Besos Grandes y Fuertes de Jesús
Yo no sé ahora, porque todo ha cambiado. Pero antes, gozaban las chiquillas con jugar a mayores. Su espíritu femenino, su instinto de mujer hacendosa, su anhelo maternal, le hacía preferir dos juegos inocentes: uno el de las muñecas, acunando a su niña, durmiéndola, diciéndole dulces frases de amor; otro el de la casita. En el extremo de un corredor establecía su casita, colocaba sus cachivaches y se hacía la ilusión de un hogar. Si en la casa había más de una, había tantas casitas como niñas. Y una a la otra se visitaban hablándose de usted y contándose cosas de sus hijos, todo remedo de lo que oían a las madres de veras.
De vez en cuando, estas madrecitas de mentirijillas pasaban a serlo de verdad, cuando, por desgracia, la muerte se llevaba a la madre verdadera. En algún caso, y sin solución de continuidad, hubo quien tuvo que pasar de jugar a la casita a gobernar la casa; de la ficción de mujer, a la verdad de serlo prematuramente.
Estas niñas que se ven forzadas a dejar los juegos para empuñar las riendas de un hogar, son en todo admirables. Sus cabecitas han de trocar los sueños por las realidades, la feliz inconsciencia juvenil por la responsabilidad de una función augusta. Tienen que ser como madres de hermanos que les igualan la edad, como esposas del padre, cuyo cuidado embarga sus horas. Son mártires chiquititas que aceptan con mansa resignación sacrificios y cuidados sin cuento. Se diría que sus madres desde el cielo las guían y aconsejan para que acierten en el papel difícil que han de desempeñar.

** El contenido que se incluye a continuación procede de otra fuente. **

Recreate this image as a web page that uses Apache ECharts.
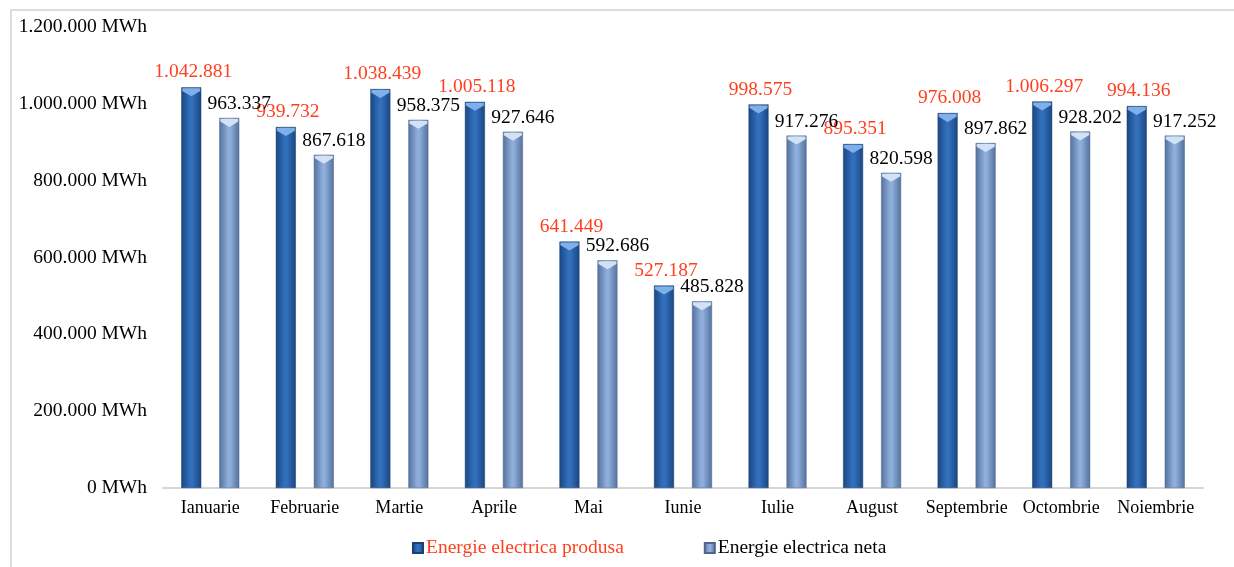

La madrecita no ha tenido la alegría de crear un hogar: se lo ha encontrado hecho y ha tomado el gobierno de la casa en tétricos instantes. No ha fundado el hogar con ilusión: se lo encontró fundado y entristecido con crespones de luto. Pero ella, animosa, con esa ternura femenina, con ese instinto de maternidad, se asocia al padre en velar por los hijos, adopta como tales a los que son hermanos, renuncia a muchas bellas ilusiones, frena su risa, acepta sinsabores y cuidados, y va serenamente, con valor femenino -que es el valor mayor y más audaz- haciendo su papel de madrecita, cuidando de todo, vigilándolo todo, sacando, no sé de dónde, ternuras para el padre y los hermanos, que nada echan de menos porque nada les falta. ¿De dónde sacan fuerzas para tanto, y dónde aprenden lo que aun no tienen tiempo de saber? ¿Es que hablan con sus madres al rezar? ¿Es que ellas le inspiran la conducta a seguir? Misterio impenetrable todo esto. Pero lo cierto es que una madre nunca se va del todo. Que algo nos queda de ella. Y es que ellas no se van -porque así se lo piden al Señor- hasta que ven que el lugar que ellas dejan puede ocuparlo ya esa criatura, amable y admirable, a la que llamo yo "la madrecita".